In that case, I guess we should merge this and then #33 before a new release

jfowkes commented 1 year ago

@lindonroberts sounds good to me, shall I add the __import__ calls fix to #33?

jfowkes commented 1 year ago

@lindonroberts also realised this change has exposed getinfo() within the CUTEstProblem class -- it doesn't look like this function is actually used anywhere so I guess we should probably remove it? It looks like its presence has confused users in the past (e.g. see the last comments in #7).

yihang-gao commented 1 year ago

Hi, it is strange that I try prob = pycutest.import_problem("XXX") del prob prob = pycutest.import_problem("XXX") --- import it again

it does not release any RAM... It means the memory leak still exists...

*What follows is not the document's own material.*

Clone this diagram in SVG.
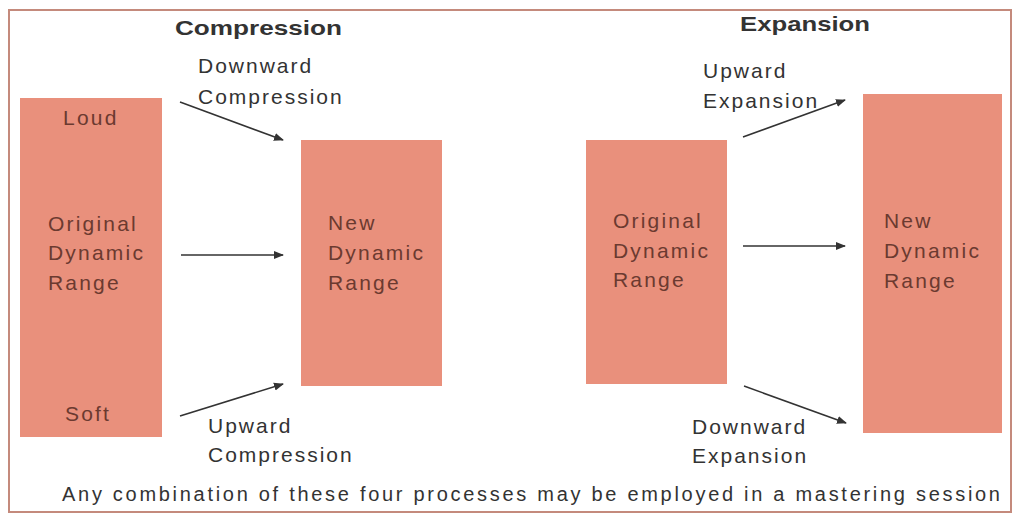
<svg xmlns="http://www.w3.org/2000/svg" width="1014" height="515" viewBox="0 0 1014 515">
<style>
.box{fill:#e9907c}
.in{font-family:"Liberation Sans",Arial,sans-serif;font-size:21px;letter-spacing:2.2px;fill:#6b3a30}
.out{font-family:"Liberation Sans",Arial,sans-serif;font-size:21px;letter-spacing:2px;fill:#333}
.foot{font-family:"Liberation Sans",Arial,sans-serif;font-size:20px;fill:#333}
.title{font-family:"Liberation Sans",Arial,sans-serif;font-size:21px;font-weight:bold;fill:#333}
.arr{stroke:#333;stroke-width:1.6;fill:none;marker-end:url(#ah)}
</style>
<defs>
<marker id="ah" viewBox="0 0 10 10" refX="9" refY="5" markerWidth="10" markerHeight="10" orient="auto" markerUnits="userSpaceOnUse">
<path d="M0,1 L10,5 L0,9 z" fill="#333"/>
</marker>
</defs>
<rect x="0" y="0" width="1014" height="515" fill="#fff"/>
<rect x="9" y="10" width="1002" height="502" fill="none" stroke="#c48a7c" stroke-width="2"/>
<text class="title" x="175" y="35" textLength="167" lengthAdjust="spacingAndGlyphs">Compression</text>
<text class="title" x="740" y="31" textLength="130" lengthAdjust="spacingAndGlyphs">Expansion</text>
<g id="orig-left">
<rect class="box" x="20" y="98" width="142" height="339"/>
<text class="in" x="63" y="125">Loud</text>
<text class="in" x="48" y="231">Original</text>
<text class="in" x="48" y="260">Dynamic</text>
<text class="in" x="48" y="290">Range</text>
<text class="in" x="65" y="421">Soft</text>
</g>
<g id="new-left">
<rect class="box" x="301" y="140" width="141" height="246"/>
<text class="in" x="328" y="230">New</text>
<text class="in" x="328" y="260">Dynamic</text>
<text class="in" x="328" y="290">Range</text>
</g>
<g id="orig-right">
<rect class="box" x="586" y="140" width="141" height="244"/>
<text class="in" x="613" y="228">Original</text>
<text class="in" x="613" y="258">Dynamic</text>
<text class="in" x="613" y="287">Range</text>
</g>
<g id="new-right">
<rect class="box" x="863" y="94" width="139" height="339"/>
<text class="in" x="884" y="228">New</text>
<text class="in" x="884" y="258">Dynamic</text>
<text class="in" x="884" y="288">Range</text>
</g>
<g id="connectors">
<line class="arr" x1="180" y1="102" x2="283" y2="140"/>
<line class="arr" x1="181" y1="255" x2="283" y2="255"/>
<line class="arr" x1="180" y1="416" x2="283" y2="384"/>
<line class="arr" x1="743" y1="137" x2="845" y2="100"/>
<line class="arr" x1="743" y1="246" x2="845" y2="246"/>
<line class="arr" x1="744" y1="386" x2="846" y2="423"/>
</g>
<g id="labels">
<text class="out" x="198" y="73">Downward</text>
<text class="out" x="198" y="104">Compression</text>
<text class="out" x="208" y="433">Upward</text>
<text class="out" x="208" y="462">Compression</text>
<text class="out" x="703" y="78">Upward</text>
<text class="out" x="703" y="108">Expansion</text>
<text class="out" x="692" y="434">Downward</text>
<text class="out" x="692" y="463">Expansion</text>
<text class="foot" x="62" y="501" textLength="938" lengthAdjust="spacing">Any combination of these four processes may be employed in a mastering session</text>
</g>
</svg>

yihang-gao commented 1 year ago

While this has fixed the memory leak, the interface now breaks when a problem is re-imported:

>>> import pycutest
>>> p = pycutest.import_problem('MODBEALE')
>>> del p
>>> p = pycutest.import_problem('MODBEALE')
Traceback (most recent call last):
  File "<stdin>", line 1, in <module>
  File "/home/jfowkes/Code/pycutest/pycutest/build_interface.py", line 348, in import_problem
    return CUTEstProblem(__import__('%s.%s' % (CACHE_SUBFOLDER, problemDir), globals(), locals(), [str(problemDir)]),
  File "/home/jfowkes/Code/pycutest/pycutest/problem_class.py", line 171, in __init__
    self.init_stats = self._module.report()
Exception: Problem is not set up

since the problem init code in python_interface.py is not called on module re-import and thus the problem is not setup.

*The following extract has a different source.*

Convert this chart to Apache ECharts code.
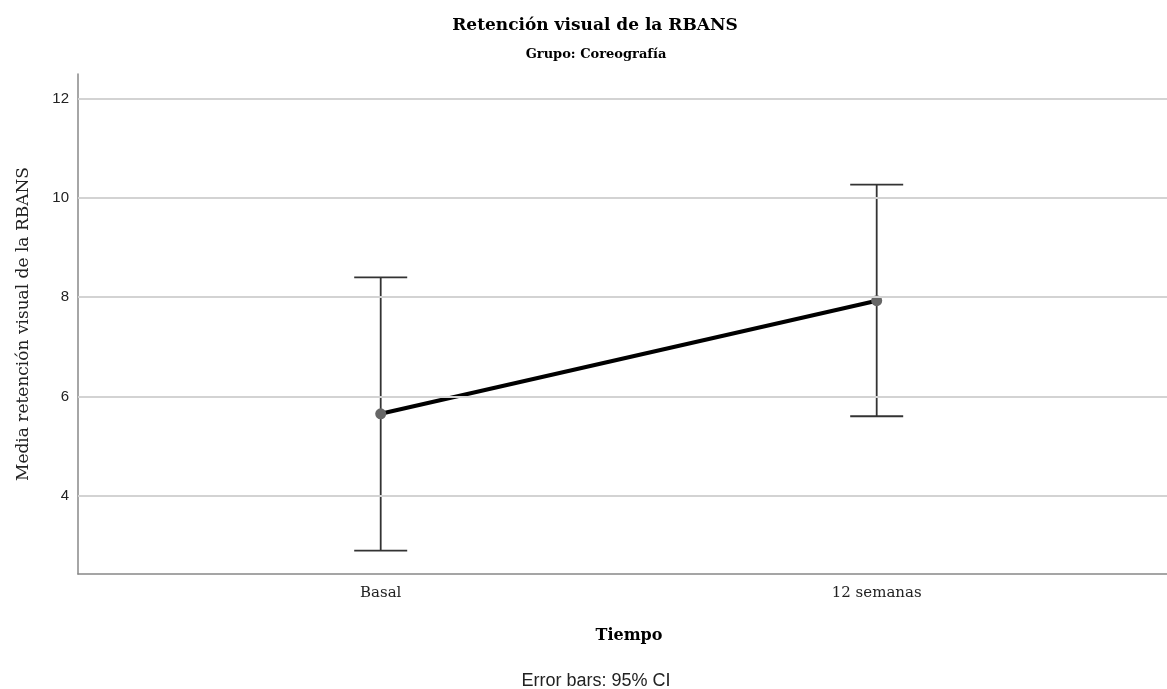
<!DOCTYPE html>
<html>
<head>
<meta charset="utf-8">
<script src="https://cdn.jsdelivr.net/npm/echarts@6/dist/echarts.min.js"></script>
<style>
  html, body { margin: 0; padding: 0; background: #fff; }
  #chart { width: 1167px; height: 689px; }
</style>
</head>
<body>
<div id="chart"></div>
<script>
// Time points and group means with their 95% confidence limits
const categories = ['Basal', '12 semanas'];
const means = [5.65, 7.93];
const lowerCI = [2.89, 5.60];
const upperCI = [8.40, 10.27];
const yTicks = [4, 6, 8, 10, 12];

const serif = '"DejaVu Serif", "Liberation Serif", serif';
const sans = '"Liberation Sans", Arial, sans-serif';

const chart = echarts.init(document.getElementById('chart'));

const meanPoints = means.map((m, i) => [i, m]);
const barData = categories.map((c, i) => [i, lowerCI[i], upperCI[i]]);

chart.setOption({
  animation: false,
  backgroundColor: '#ffffff',
  title: [
    {
      text: 'Retención visual de la RBANS',
      left: 590, top: 12, textAlign: 'center',
      textStyle: { fontFamily: serif, fontWeight: 'bold', fontSize: 17, color: '#000' }
    },
    {
      text: 'Grupo: Coreografía',
      left: 591, top: 43, textAlign: 'center',
      textStyle: { fontFamily: serif, fontWeight: 'bold', fontSize: 13, color: '#000' }
    },
    {
      text: 'Error bars: 95% CI',
      left: 591, top: 667, textAlign: 'center',
      textStyle: { fontFamily: sans, fontWeight: 'normal', fontSize: 18, color: '#222' }
    }
  ],
  grid: { left: 78, right: 0, top: 74, bottom: 115 },
  xAxis: {
    type: 'value',
    min: -0.6103,
    max: 1.5853,
    name: 'Tiempo',
    nameLocation: 'middle',
    nameGap: 54,
    nameTextStyle: {
      fontFamily: serif, fontWeight: 'bold', fontSize: 16, color: '#000',
      padding: [0, 0, 0, 13]
    },
    axisLine: { show: true, onZero: false, lineStyle: { color: '#888', width: 1.5 } },
    axisTick: { show: false },
    splitLine: { show: false },
    axisLabel: {
      customValues: categories.map((c, i) => i),
      formatter: v => categories[Math.round(v)] || '',
      margin: 12,
      fontFamily: serif, fontSize: 15, color: '#222'
    }
  },
  yAxis: {
    type: 'value',
    min: 2.42,
    max: 12.5,
    name: 'Media retención visual de la RBANS',
    nameLocation: 'middle',
    nameGap: 46,
    nameTextStyle: { fontFamily: serif, fontSize: 17, color: '#222' },
    axisLine: { show: true, onZero: false, lineStyle: { color: '#888', width: 1.5 } },
    axisTick: { show: false },
    splitLine: { show: false },
    axisLabel: {
      customValues: yTicks,
      margin: 9,
      fontFamily: sans, fontSize: 15, color: '#222'
    }
  },
  series: [
    {
      // horizontal reference lines at each labelled y value
      type: 'line',
      data: [],
      silent: true,
      z: 1,
      markLine: {
        silent: true,
        symbol: 'none',
        label: { show: false },
        lineStyle: { color: '#d3d3d3', width: 2, type: 'solid' },
        data: yTicks.map(v => ({ yAxis: v }))
      }
    },
    {
      // 95% CI whiskers with caps
      type: 'custom',
      z: 2,
      data: barData,
      renderItem: (params, api) => {
        const x = api.value(0);
        const lo = api.coord([x, api.value(1)]);
        const hi = api.coord([x, api.value(2)]);
        const half = 26.5;
        const style = { stroke: '#333', lineWidth: 1.8, fill: null };
        return {
          type: 'group',
          children: [
            { type: 'line', shape: { x1: lo[0], y1: lo[1], x2: hi[0], y2: hi[1] }, style },
            { type: 'line', shape: { x1: hi[0] - half, y1: hi[1], x2: hi[0] + half, y2: hi[1] }, style },
            { type: 'line', shape: { x1: lo[0] - half, y1: lo[1], x2: lo[0] + half, y2: lo[1] }, style }
          ]
        };
      }
    },
    {
      // mean profile across time points
      type: 'line',
      z: 3,
      data: meanPoints,
      symbol: 'circle',
      symbolSize: 11,
      itemStyle: { color: '#666' },
      lineStyle: { color: '#000', width: 4 }
    }
  ]
});
</script>
</body>
</html>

A quick and dirty fix is probably to force the problem module to reimport using importlib, something like:

import importlib
importlib.reload('%s.%s' % (CACHE_SUBFOLDER, problemDir))

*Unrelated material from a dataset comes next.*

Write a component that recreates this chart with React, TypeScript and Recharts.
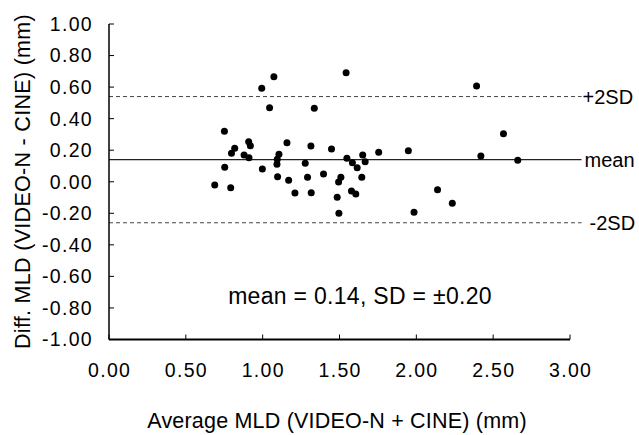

however this only works for Python 3.4 onwards. @lindonroberts what are your thoughts on this?

Hi, I tried

problems_name = ["HS7", "HS6", "HS56", "HS48", "HS60"]
tracemalloc.start()
for name in problems_name:
    prob = pycutest.import_problem(name, drop_fixed_variables=True)
    for i in range(1000):
        x = prob.x0
        g = prob.objcons(x)

    del prob
    gc.collect()

    snapshot = tracemalloc.take_snapshot()
    display_top(snapshot)

I found that the memory occupied is increasing!!!

jfowkes commented 1 year ago

Due to the way Python works there will still be some memory taken up, but this is a) much smaller than before, and b) due to memory leaks present in NumPy and the Python C API itself, and therefore not something we can do anything about. If you run valgrind on a Python debug instance you will see that we do not leak any memory.